In the event that affirmative action does get struck down, we still will not live in a post-racial society void of discrimination. Instead, we should invest more time and energy in other ways that can help minimize racial inequity, particularly in education: From moving away from tying school district funding to property taxes (wherein more affluent areas end up with better schools), to exploring reparations at a federal level, to increasing the number of Black instructors for better educational outcomes, there are very real policies and actions that can be taken.

At the end of the day, the goal is to increase diversity and minimize inequality. Let us be more specific: diversity is not for the sake of simply having nonwhite bodies on campus; students of color are not accessories to beautify college campuses. A genuine institutional commitment to racial justice can be achieved when the policies surrounding diversity it promotes extend beyond generating good publicity associated with inclusivity. Specifically, community members of color should be consistently treated with respect for the simple fact that they deserve to exist at these institutions, not to educate or convince others of their humanity, but for their own right to education and to better survive in a society where jobs increasingly require college degrees.
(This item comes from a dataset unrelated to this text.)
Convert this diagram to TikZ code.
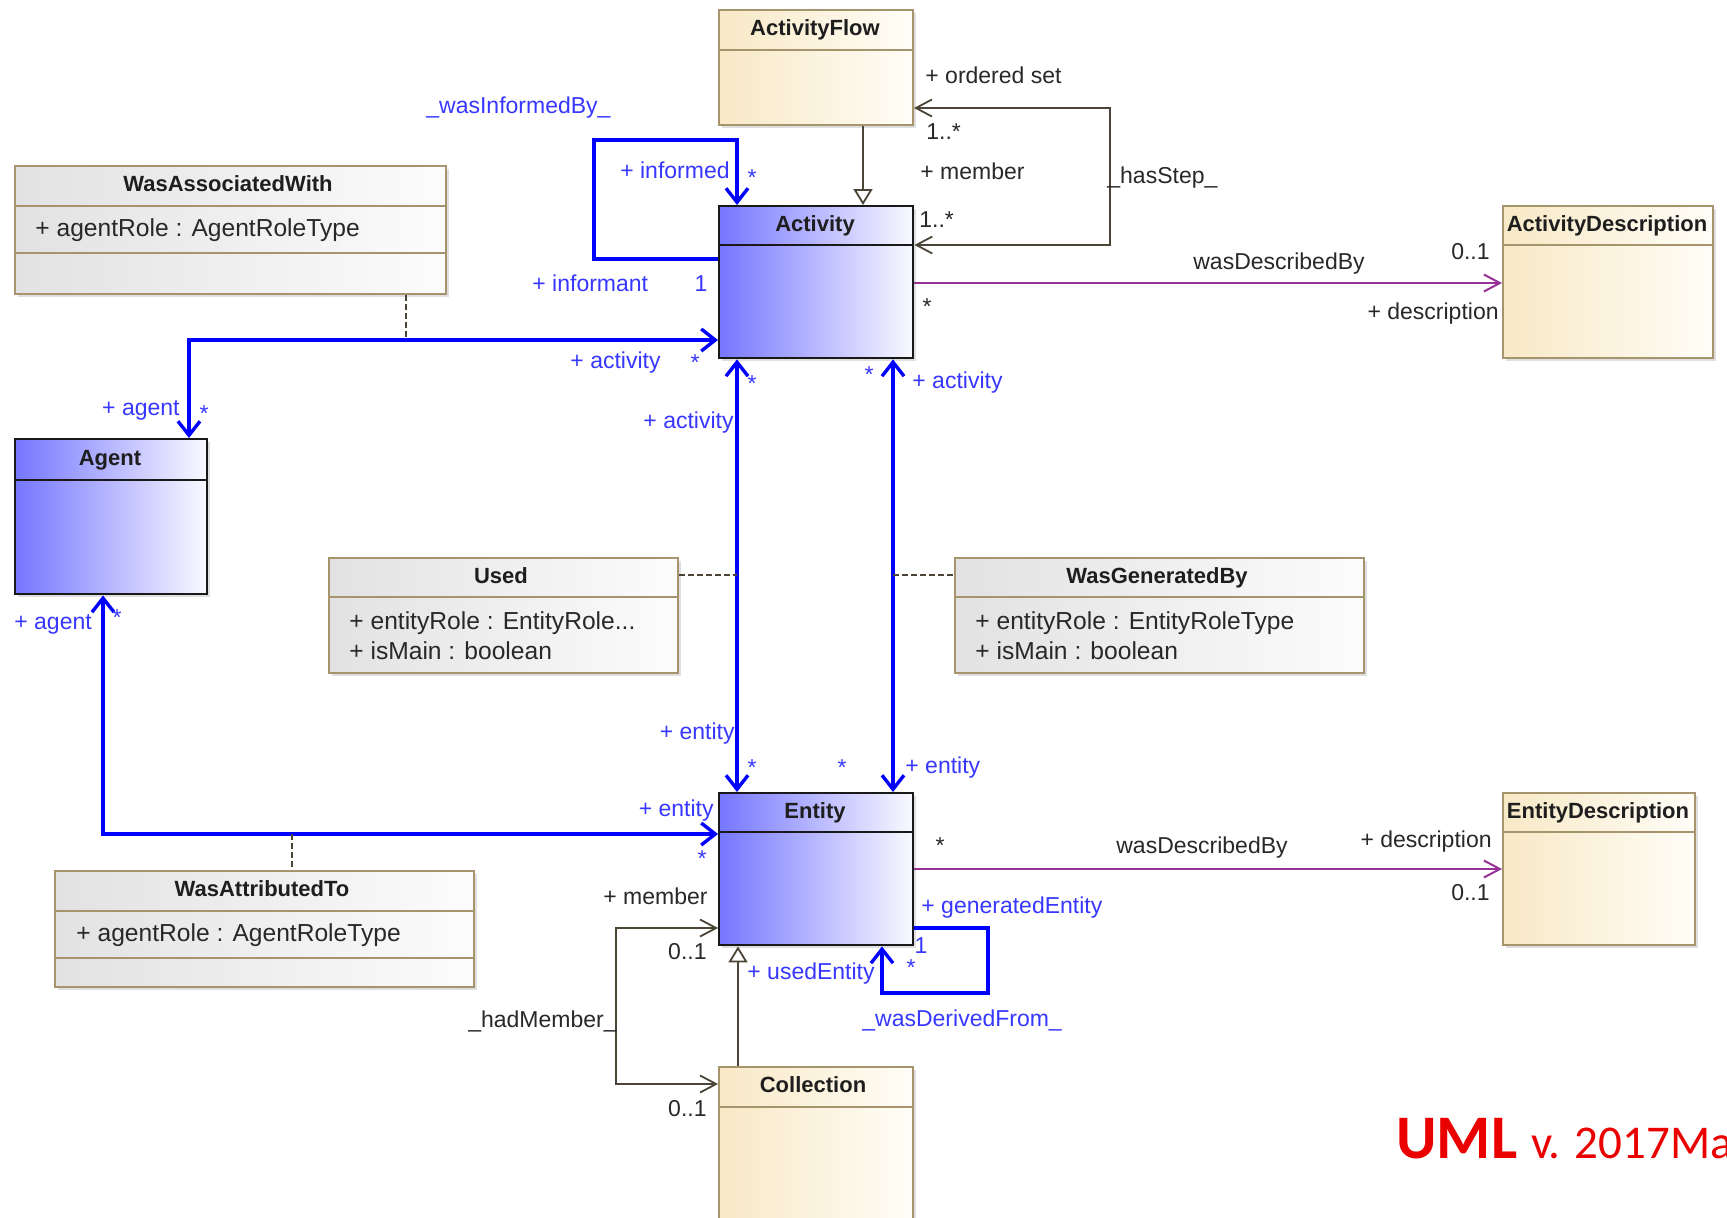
\documentclass[tikz,border=0pt]{standalone}
\usepackage{fontspec}
\setmainfont{Liberation Sans}
\newfontfamily\calibri{Carlito}
\usetikzlibrary{arrows.meta,shadows}
\definecolor{blueL}{RGB}{118,118,255}
\definecolor{blueR}{RGB}{250,250,255}
\definecolor{tanL}{RGB}{248,233,198}
\definecolor{tanR}{RGB}{255,253,247}
\definecolor{grayL}{RGB}{226,226,226}
\definecolor{grayR}{RGB}{252,252,252}
\definecolor{clsborder}{RGB}{25,25,25}
\definecolor{tanborder}{RGB}{165,148,108}
\definecolor{titlecol}{RGB}{30,30,30}
\definecolor{textcol}{RGB}{40,40,40}
\definecolor{lblblue}{RGB}{55,55,255}
\definecolor{assocblue}{RGB}{0,0,255}
\definecolor{linegray}{RGB}{75,68,55}
\definecolor{purp}{RGB}{150,50,150}
\definecolor{umlred}{RGB}{235,0,0}
\tikzset{
  btip/.tip={Straight Barb[length=7pt,width=11pt]},
  ttip/.tip={Straight Barb[length=8pt,width=8.5pt]},
  gtip/.tip={Triangle[length=8pt,width=9.5pt,fill=white]},
}
\begin{document}
\begin{tikzpicture}[x=0.5pt,y=-0.5pt,
  clsbase/.style={rectangle, anchor=north west, inner sep=0pt,
    drop shadow={shadow xshift=1.5pt,shadow yshift=-1.5pt,opacity=0.25}},
  bluebox/.style={clsbase, draw=clsborder, line width=1.2pt, left color=blueL, right color=blueR},
  tanbox/.style={clsbase, draw=tanborder, line width=1pt, left color=tanL, right color=tanR},
  graybox/.style={clsbase, draw=tanborder, line width=1pt, left color=grayL, right color=grayR},
  bluediv/.style={draw=clsborder, line width=1.2pt},
  tandiv/.style={draw=tanborder, line width=1pt},
  clstitle/.style={font=\bfseries\fontsize{11}{13}\selectfont, text=titlecol, inner sep=0pt, text height=1.5ex, text depth=.25ex},
  attrtxt/.style={font=\fontsize{12.3}{14}\selectfont, text=textcol, anchor=west, inner sep=0pt, text height=1.5ex, text depth=.25ex},
  lbl/.style={font=\fontsize{11.5}{13}\selectfont, inner sep=0pt, text height=1.5ex, text depth=.25ex},
  blbl/.style={lbl, text=lblblue},
  klbl/.style={lbl, text=textcol},
  blueline/.style={draw=assocblue, line width=1.7pt},
  grayline/.style={draw=linegray, line width=0.9pt},
  purpline/.style={draw=purp, line width=1pt},
  dashline/.style={draw=linegray, line width=0.8pt, dash pattern=on 3pt off 1.5pt},
]
\useasboundingbox (0,0) rectangle (1727,1217);
\clip (0,0) rectangle (1727,1217);
\fill[white] (0,0) rectangle (1727,1217);

% ---------- class boxes ----------
\node[tanbox, minimum width=97pt, minimum height=57.5pt] (actflow) at (718,9) {};
\node[bluebox, minimum width=97pt, minimum height=76pt] (activity) at (718,205) {};
\node[tanbox, minimum width=105pt, minimum height=76pt] (actdesc) at (1502,205) {};
\node[graybox, minimum width=215.5pt, minimum height=64pt] (assoc) at (14,165) {};
\node[bluebox, minimum width=96pt, minimum height=77.5pt] (agent) at (14,438) {};
\node[graybox, minimum width=174.5pt, minimum height=57.5pt] (used) at (328,557) {};
\node[graybox, minimum width=204.5pt, minimum height=57.5pt] (wgb) at (954,557) {};
\node[bluebox, minimum width=97pt, minimum height=76pt] (entity) at (718,792) {};
\node[tanbox, minimum width=96pt, minimum height=76pt] (entdesc) at (1502,792) {};
\node[graybox, minimum width=209.5pt, minimum height=58pt] (wat) at (54,870) {};
\node[tanbox, minimum width=97pt, minimum height=90pt] (collection) at (718,1066) {};

% dividers
\draw[tandiv] ([yshift=-20.5pt]actflow.north west) -- ([yshift=-20.5pt]actflow.north east);
\draw[bluediv] ([yshift=-20pt]activity.north west) -- ([yshift=-20pt]activity.north east);
\draw[tandiv] ([yshift=-20pt]actdesc.north west) -- ([yshift=-20pt]actdesc.north east);
\draw[tandiv] ([yshift=-20.5pt]assoc.north west) -- ([yshift=-20.5pt]assoc.north east);
\draw[tandiv] ([yshift=-44pt]assoc.north west) -- ([yshift=-44pt]assoc.north east);
\draw[bluediv] ([yshift=-21pt]agent.north west) -- ([yshift=-21pt]agent.north east);
\draw[tandiv] ([yshift=-20pt]used.north west) -- ([yshift=-20pt]used.north east);
\draw[tandiv] ([yshift=-20pt]wgb.north west) -- ([yshift=-20pt]wgb.north east);
\draw[bluediv] ([yshift=-20pt]entity.north west) -- ([yshift=-20pt]entity.north east);
\draw[tandiv] ([yshift=-20pt]entdesc.north west) -- ([yshift=-20pt]entdesc.north east);
\draw[tandiv] ([yshift=-20.5pt]wat.north west) -- ([yshift=-20.5pt]wat.north east);
\draw[tandiv] ([yshift=-44pt]wat.north west) -- ([yshift=-44pt]wat.north east);
\draw[tandiv] ([yshift=-20.5pt]collection.north west) -- ([yshift=-20.5pt]collection.north east);

% titles
\node[clstitle] (actflow-t) at (815,29) {ActivityFlow};
\node[clstitle] (activity-t) at (815,225) {Activity};
\node[clstitle] (actdesc-t) at (1607,225) {ActivityDescription};
\node[clstitle] (assoc-t) at (228,185) {WasAssociatedWith};
\node[clstitle] (agent-t) at (110,459) {Agent};
\node[clstitle] (used-t) at (501,577) {Used};
\node[clstitle] (wgb-t) at (1157,577) {WasGeneratedBy};
\node[clstitle] (entity-t) at (815,812) {Entity};
\node[clstitle] (entdesc-t) at (1598,812) {EntityDescription};
\node[clstitle] (wat-t) at (262,890) {WasAttributedTo};
\node[clstitle] (coll-t) at (813,1086) {Collection};

% attributes
\node[attrtxt] (assoc-a1) at (35,230) {+ agentRole : AgentRoleType};
\node[attrtxt] (used-a1) at (349,623) {+ entityRole : EntityRole...};
\node[attrtxt] (used-a2) at (349,653) {+ isMain : boolean};
\node[attrtxt] (wgb-a1) at (975,623) {+ entityRole : EntityRoleType};
\node[attrtxt] (wgb-a2) at (975,653) {+ isMain : boolean};
\node[attrtxt] (wat-a1) at (76,935) {+ agentRole : AgentRoleType};

% ---------- connectors ----------
% generalizations
\draw[grayline, -{gtip}] (863,0 |- actflow.south) -- (863,0 |- activity.north);
\draw[grayline, -{gtip}] (738,0 |- collection.north) -- (738,0 |- entity.south);
% _hasStep_
\draw[grayline, {ttip}-{ttip}] (activity.east |- 0,245) -| (1110,108) -- (actflow.east |- 0,108);
% _hadMember_
\draw[grayline, {ttip}-{ttip}] (entity.west |- 0,928) -| (616,1084) -- (collection.west |- 0,1084);
% wasDescribedBy
\draw[purpline, -{ttip}] (activity.east |- 0,283) -- (actdesc.west |- 0,283);
\draw[purpline, -{ttip}] (entity.east |- 0,869) -- (entdesc.west |- 0,869);
% _wasInformedBy_
\draw[blueline, -{btip}] (activity.west |- 0,259) -| (594,140) -| (737,0 |- activity.north);
% _wasDerivedFrom_
\draw[blueline, -{btip}] (entity.east |- 0,928) -| (988,993) -| (882,0 |- entity.south);
% WasAssociatedWith
\draw[blueline, {btip}-{btip}] (189,0 |- agent.north) |- (activity.west |- 0,340);
\coordinate (assocj) at (406,340);
\draw[dashline] (406,0 |- assoc.south) -- (assocj);
% Used
\draw[blueline, {btip}-{btip}] (737,0 |- activity.south) -- (737,0 |- entity.north);
\coordinate (usedj) at (737,575);
\draw[dashline] (used.east |- usedj) -- (usedj);
% WasGeneratedBy
\draw[blueline, {btip}-{btip}] (893,0 |- activity.south) -- (893,0 |- entity.north);
\coordinate (wgbj) at (893,575);
\draw[dashline] (wgbj) -- (wgb.west |- wgbj);
% WasAttributedTo
\draw[blueline, {btip}-{btip}] (103,0 |- agent.south) |- (entity.west |- 0,834);
\coordinate (watj) at (292,834);
\draw[dashline] (watj) -- (292,0 |- wat.north);

% ---------- labels (dark) ----------
\node[klbl, anchor=west] (l1) at (925,77) {+ ordered set};
\node[klbl, anchor=west] (l2) at (926,133) {1..*};
\node[klbl, anchor=west] (l3) at (920,173) {+ member};
\node[klbl, anchor=west] (l4) at (919,221) {1..*};
\node[klbl, anchor=west] (l5) at (1107,177) {\_hasStep\_};
\node[klbl] (l6) at (1279,263) {wasDescribedBy};
\node[klbl, anchor=east] (l7) at (1490,253) {0..1};
\node[klbl] (l8) at (927,308) {*};
\node[klbl, anchor=east] (l9) at (1499,313) {+ description};
\node[klbl] (l10) at (940,847) {*};
\node[klbl] (l11) at (1202,847) {wasDescribedBy};
\node[klbl, anchor=east] (l12) at (1492,841) {+ description};
\node[klbl, anchor=east] (l13) at (1490,894) {0..1};
\node[klbl, anchor=east] (l14) at (708,898) {+ member};
\node[klbl, anchor=east] (l15) at (707,953) {0..1};
\node[klbl, anchor=east] (l16) at (617,1021) {\_hadMember\_};
\node[klbl, anchor=east] (l17) at (707,1110) {0..1};

% ---------- labels (blue) ----------
\node[blbl, anchor=west] (b1) at (426,107) {\_wasInformedBy\_};
\node[blbl, anchor=east] (b2) at (730,172) {+ informed};
\node[blbl] (b3) at (752,179) {*};
\node[blbl, anchor=west] (b4) at (532,285) {+ informant};
\node[blbl] (b5) at (701,285) {1};
\node[blbl, anchor=east] (b6) at (661,362) {+ activity};
\node[blbl] (b7) at (695,364) {*};
\node[blbl, anchor=east] (b8) at (180,409) {+ agent};
\node[blbl] (b9) at (204,415) {*};
\node[blbl] (b10) at (752,385) {*};
\node[blbl, anchor=east] (b11) at (734,422) {+ activity};
\node[blbl] (b12) at (869,376) {*};
\node[blbl, anchor=west] (b13) at (912,382) {+ activity};
\node[blbl, anchor=east] (b14) at (735,733) {+ entity};
\node[blbl] (b15) at (752,769) {*};
\node[blbl] (b16) at (842,769) {*};
\node[blbl, anchor=west] (b17) at (905,767) {+ entity};
\node[blbl, anchor=west] (b18) at (14,623) {+ agent};
\node[blbl] (b19) at (117,619) {*};
\node[blbl, anchor=east] (b20) at (714,810) {+ entity};
\node[blbl] (b21) at (702,860) {*};
\node[blbl, anchor=west] (b22) at (921,907) {+ generatedEntity};
\node[blbl] (b23) at (921,947) {1};
\node[blbl] (b24) at (911,969) {*};
\node[blbl, anchor=west] (b25) at (747,973) {+ usedEntity};
\node[blbl, anchor=west] (b26) at (862,1020) {\_wasDerivedFrom\_};

% ---------- version stamp ----------
\node[anchor=base west, inner sep=0pt, text=umlred] (umltxt) at (1396,1158)
  {{\calibri\bfseries\fontsize{31}{31}\selectfont UML}\hspace{7pt}{\calibri\fontsize{23.5}{24}\selectfont v. 2017Ma}};
\end{tikzpicture}
\end{document}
We think Harvard has a lot to work on: It can begin by addressing the possible remains of enslaved people found in Harvard Museums and better supporting faculty and students of color once they enter this institution. Also, as the University is dealing with the threat to race-based affirmative action posed by the Supreme Court, it should also notice and reckon with how special consideration and backdoors for the ultra wealthy and legacy students, such as the Z-List, remain securely in place — because we do.

This staff editorial solely represents the majority view of The Crimson Editorial Board. It is the product of discussions at regular Editorial Board meetings. In order to ensure the impartiality of our journalism, Crimson editors who choose to opine and vote at these meetings are not involved in the reporting of articles on similar topics.